• Objective:
The line holding "from matplotlib.ticker import" is the last one to output; start at the first line of the data, keep every line in between exactly, and leave out pictures.

※ ※ ※

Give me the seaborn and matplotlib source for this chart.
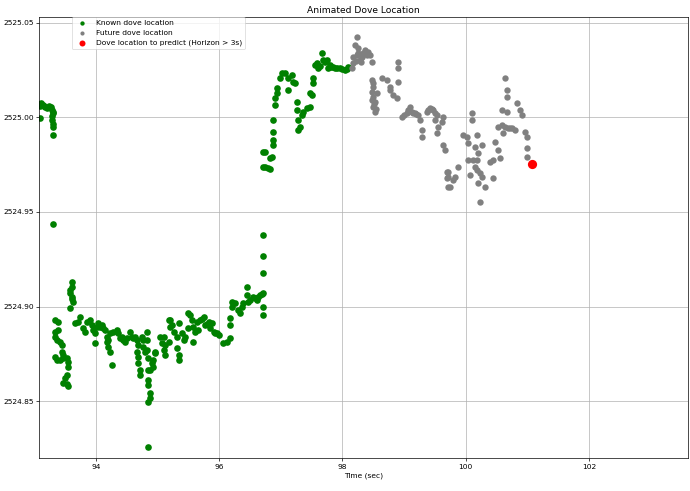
import matplotlib
matplotlib.use("Agg")
import matplotlib.pyplot as plt
import seaborn as sns
from matplotlib.ticker import FormatStrFormatter

# known track (green)
known_t = [
    93.097, 93.097, 93.113, 93.145, 93.178, 93.210, 93.243, 93.275, 93.291, 93.307,
    93.291, 93.291, 93.307, 93.307, 93.307, 93.307, 93.335, 93.388, 93.335, 93.388,
    93.335, 93.361, 93.416, 93.442, 93.442, 93.470, 93.335, 93.361, 93.416, 93.470,
    93.523, 93.551, 93.551, 93.523, 93.497, 93.470, 93.523, 93.539, 93.604, 93.604,
    93.583, 93.578, 93.604, 93.615, 93.632, 93.578, 93.659, 93.713, 93.740, 93.794,
    93.821, 93.847, 93.902, 93.928, 93.956, 93.984, 93.984, 94.010, 94.037, 94.065,
    94.091, 94.118, 94.146, 94.172, 94.172, 94.199, 94.227, 94.253, 94.199, 94.227,
    94.280, 94.334, 94.361, 94.389, 94.415, 94.442, 94.470, 94.496, 94.551, 94.577,
    94.605, 94.632, 94.658, 94.686, 94.658, 94.686, 94.686, 94.713, 94.713, 94.739,
    94.767, 94.767, 94.794, 94.820, 94.820, 94.820, 94.848, 94.848, 94.848, 94.848,
    94.875, 94.875, 94.848, 94.848, 94.880, 94.901, 94.929, 94.957, 94.929, 94.961,
    95.042, 95.070, 95.096, 95.096, 95.123, 95.123, 95.177, 95.177, 95.204, 95.204,
    95.232, 95.258, 95.313, 95.339, 95.313, 95.339, 95.339, 95.394, 95.420, 95.448,
    95.501, 95.501, 95.529, 95.556, 95.582, 95.582, 95.610, 95.637, 95.663, 95.691,
    95.745, 95.772, 95.826, 95.853, 95.881, 95.907, 95.962, 95.988, 96.069, 96.124,
    96.178, 96.178, 96.178, 96.205, 96.205, 96.259, 96.312, 96.340, 96.367, 96.393,
    96.448, 96.448, 96.474, 96.502, 96.555, 96.610, 96.664, 96.717, 96.717, 96.717,
    96.717, 96.717, 96.717, 96.717, 96.717, 96.745, 96.799, 96.826, 96.745, 96.826,
    96.853, 96.880, 96.880, 96.880, 96.880, 96.907, 96.907, 96.935, 96.935, 96.988,
    97.016, 97.069, 97.123, 97.123, 97.178, 97.204, 97.231, 97.259, 97.259, 97.285,
    97.313, 97.285, 97.340, 97.366, 97.421, 97.475, 97.475, 97.502, 97.528, 97.528,
    97.556, 97.583, 97.609, 97.664, 97.690, 97.745, 97.772, 97.799, 97.853, 97.908,
    97.961, 98.042, 98.096,
    93.120, 93.160, 93.260, 93.300, 95.720, 95.800, 95.930, 96.580, 96.630, 96.690,
    97.630, 97.720, 97.820, 97.880, 98.000, 98.070,
]
known_loc = [
    2525.0060, 2524.9996, 2525.0076, 2525.0065, 2525.0054, 2525.0049, 2525.0060, 2525.0054, 2525.0039, 2525.0023,
    2525.0007, 2524.9986, 2524.9965, 2524.9949, 2524.9907, 2524.9436, 2524.8929, 2524.8920, 2524.8867, 2524.8876,
    2524.8840, 2524.8823, 2524.8814, 2524.8797, 2524.8761, 2524.8744, 2524.8735, 2524.8717, 2524.8717, 2524.8728,
    2524.8728, 2524.8708, 2524.8682, 2524.8638, 2524.8621, 2524.8597, 2524.8591, 2524.8580, 2524.9131, 2524.9105,
    2524.9087, 2524.9070, 2524.9052, 2524.9039, 2524.9026, 2524.8991, 2524.8911, 2524.8920, 2524.8946, 2524.8885,
    2524.8867, 2524.8920, 2524.8929, 2524.8902, 2524.8876, 2524.8858, 2524.8809, 2524.8893, 2524.8911, 2524.8893,
    2524.8902, 2524.8885, 2524.8876, 2524.8840, 2524.8814, 2524.8788, 2524.8761, 2524.8691, 2524.8823, 2524.8858,
    2524.8867, 2524.8876, 2524.8858, 2524.8832, 2524.8840, 2524.8823, 2524.8814, 2524.8832, 2524.8867, 2524.8840,
    2524.8832, 2524.8840, 2524.8823, 2524.8797, 2524.8761, 2524.8735, 2524.8700, 2524.8665, 2524.8638, 2524.8840,
    2524.8823, 2524.8788, 2524.8761, 2524.8867, 2524.8823, 2524.8770, 2524.8726, 2524.8665, 2524.8612, 2524.8585,
    2524.8541, 2524.8515, 2524.8497, 2524.8259, 2524.8665, 2524.8700, 2524.8717, 2524.8753, 2524.8682, 2524.8761,
    2524.8840, 2524.8806, 2524.8840, 2524.8770, 2524.8797, 2524.8744, 2524.8814, 2524.8929, 2524.8929, 2524.8893,
    2524.8902, 2524.8867, 2524.8840, 2524.8911, 2524.8779, 2524.8744, 2524.8717, 2524.8858, 2524.8823, 2524.8840,
    2524.8885, 2524.8964, 2524.8955, 2524.8929, 2524.8893, 2524.8814, 2524.8867, 2524.8920, 2524.8876, 2524.8929,
    2524.8946, 2524.8902, 2524.8920, 2524.8885, 2524.8911, 2524.8867, 2524.8858, 2524.8849, 2524.8806, 2524.8814,
    2524.8832, 2524.8902, 2524.8938, 2524.8999, 2524.9026, 2524.9017, 2524.8982, 2524.8964, 2524.8999, 2524.9017,
    2524.9105, 2524.9061, 2524.9026, 2524.9034, 2524.9052, 2524.9034, 2524.9061, 2524.9070, 2524.8999, 2524.8955,
    2524.9176, 2524.9267, 2524.9378, 2524.9739, 2524.9818, 2524.9739, 2524.9731, 2524.9783, 2524.9818, 2524.9727,
    2524.9792, 2524.9880, 2524.9854, 2524.9924, 2524.9986, 2525.0065, 2525.0100, 2525.0127, 2525.0153, 2525.0206,
    2525.0233, 2525.0233, 2525.0206, 2525.0144, 2525.0224, 2525.0188, 2525.0180, 2525.0083, 2525.0039, 2524.9986,
    2524.9950, 2524.9933, 2525.0012, 2525.0030, 2525.0048, 2525.0056, 2525.0127, 2525.0118, 2525.0180, 2525.0206,
    2525.0276, 2525.0285, 2525.0259, 2525.0341, 2525.0303, 2525.0303, 2525.0259, 2525.0276, 2525.0267, 2525.0259,
    2525.0259, 2525.0250, 2525.0267,
    2525.0068, 2525.0060, 2525.0057, 2525.0030, 2524.8935, 2524.8910, 2524.8860, 2524.9045, 2524.9050, 2524.9065,
    2525.0270, 2525.0290, 2525.0268, 2525.0262, 2525.0255, 2525.0258,
]

# future track (gray)
future_t = [
    98.151, 98.177, 98.177, 98.232, 98.205, 98.232, 98.258, 98.286, 98.313, 98.339,
    98.367, 98.420, 98.448, 98.475, 98.475, 98.475, 98.480, 98.501, 98.512, 98.529,
    98.501, 98.545, 98.529, 98.556, 98.637, 98.718, 98.772, 98.772, 98.826, 98.880,
    98.906, 98.906, 98.906, 98.961, 99.042, 99.096, 99.124, 99.177, 99.231, 99.258,
    99.286, 99.286, 99.367, 99.420, 99.474, 99.529, 99.501, 99.555, 99.529, 99.610,
    99.636, 99.636, 99.664, 99.691, 99.691, 99.717, 99.717, 99.717, 99.745, 99.799,
    99.826, 99.880, 99.961, 100.016, 100.042, 100.042, 100.069, 100.097, 100.097, 100.123,
    100.150, 100.178, 100.178, 100.204, 100.150, 100.178, 100.231, 100.259, 100.204, 100.312,
    100.231, 100.259, 100.393, 100.447, 100.474, 100.447, 100.528, 100.556, 100.528, 100.583,
    100.609, 100.637, 100.583, 100.664, 100.637, 100.664, 100.664, 100.690, 100.745, 100.799,
    100.827, 100.880, 100.907, 100.961, 100.989, 100.989, 100.989,
    98.220, 98.250, 98.300, 98.400, 98.490, 98.500, 99.000, 99.070, 99.150, 99.200,
    99.390, 99.450, 99.500, 100.720,
]
future_loc = [
    2525.0259, 2525.0285, 2525.0320, 2525.0329, 2525.0382, 2525.0426, 2525.0365, 2525.0303, 2525.0320, 2525.0338,
    2525.0356, 2525.0347, 2525.0329, 2525.0294, 2525.0197, 2525.0135, 2525.0091, 2525.0109, 2525.0070, 2525.0083,
    2525.0056, 2525.0044, 2525.0030, 2525.0127, 2525.0206, 2525.0197, 2525.0162, 2525.0144, 2525.0118, 2525.0100,
    2525.0294, 2525.0259, 2525.0188, 2525.0003, 2525.0021, 2525.0056, 2525.0030, 2525.0021, 2525.0012, 2524.9986,
    2524.9933, 2524.9898, 2525.0030, 2525.0048, 2525.0039, 2525.0012, 2524.9986, 2524.9950, 2524.9916, 2524.9977,
    2525.0003, 2524.9854, 2524.9827, 2524.9713, 2524.9678, 2524.9713, 2524.9686, 2524.9633, 2524.9633, 2524.9669,
    2524.9686, 2524.9739, 2524.9907, 2524.9898, 2524.9863, 2524.9774, 2524.9695, 2525.0021, 2524.9986, 2524.9774,
    2524.9845, 2524.9907, 2524.9774, 2524.9810, 2524.9739, 2524.9722, 2524.9704, 2524.9686, 2524.9651, 2524.9633,
    2524.9554, 2524.9854, 2524.9765, 2524.9774, 2524.9871, 2524.9678, 2524.9827, 2524.9783, 2524.9950, 2524.9959,
    2524.9916, 2524.9950, 2525.0039, 2525.0030, 2525.0206, 2525.0144, 2525.0109, 2524.9942, 2524.9942, 2524.9933,
    2525.0074, 2525.0039, 2525.0012, 2524.9924, 2524.9898, 2524.9836, 2524.9792,
    2525.0300, 2525.0340, 2525.0290, 2525.0330, 2525.0160, 2525.0180, 2525.0010, 2525.0040, 2525.0025, 2525.0018,
    2525.0040, 2525.0045, 2525.0025, 2524.9945,
]

# point to predict (red)
predict_t = [101.07]
predict_loc = [2524.9753]

x_ticks = [94, 96, 98, 100, 102]
y_ticks = [2524.85, 2524.90, 2524.95, 2525.00, 2525.05]


def plot_dove_location():
    plt.rcParams.update({
        "font.size": 5.4,
        "axes.titlesize": 6.6,
        "axes.linewidth": 0.5,
        "xtick.major.size": 2,
        "ytick.major.size": 2,
        "xtick.major.width": 0.5,
        "ytick.major.width": 0.5,
        "xtick.major.pad": 2,
        "ytick.major.pad": 2,
        "patch.linewidth": 0.5,
    })

    fig = plt.figure(figsize=(6.9, 4.91), dpi=100)
    ax = fig.add_axes([0.057, 0.0672, 0.9394, 0.8988])

    sns.scatterplot(x=known_t, y=known_loc, color="green", s=23, linewidth=0,
                    label="Known dove location", ax=ax)
    sns.scatterplot(x=future_t, y=future_loc, color="gray", s=21, linewidth=0,
                    label="Future dove location", ax=ax)
    sns.scatterplot(x=predict_t, y=predict_loc, color="red", s=44, linewidth=0,
                    label="Dove location to predict (Horizon > 3s)", ax=ax)

    ax.set_xlim(93.08, 103.6)
    ax.set_ylim(2524.820, 2525.0532)
    ax.set_xticks(x_ticks)
    ax.set_yticks(y_ticks)
    ax.yaxis.set_major_formatter(FormatStrFormatter("%.2f"))
    ax.grid(True, color="#b0b0b0", linewidth=0.5)
    ax.set_axisbelow(True)

    ax.set_title("Animated Dove Location", pad=3)
    ax.set_xlabel("Time (sec)", labelpad=2)
    ax.set_ylabel("")

    ax.legend(loc="upper left", bbox_to_anchor=(0.05, 1.0), borderaxespad=0,
              markerscale=0.65)
    return fig


fig = plot_dove_location()
fig.savefig("out.png", dpi=100)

※ ※ ※

• Final result:
Give me the seaborn and matplotlib source for this chart.
import matplotlib
matplotlib.use("Agg")
import matplotlib.pyplot as plt
import seaborn as sns
from matplotlib.ticker import FormatStrFormatter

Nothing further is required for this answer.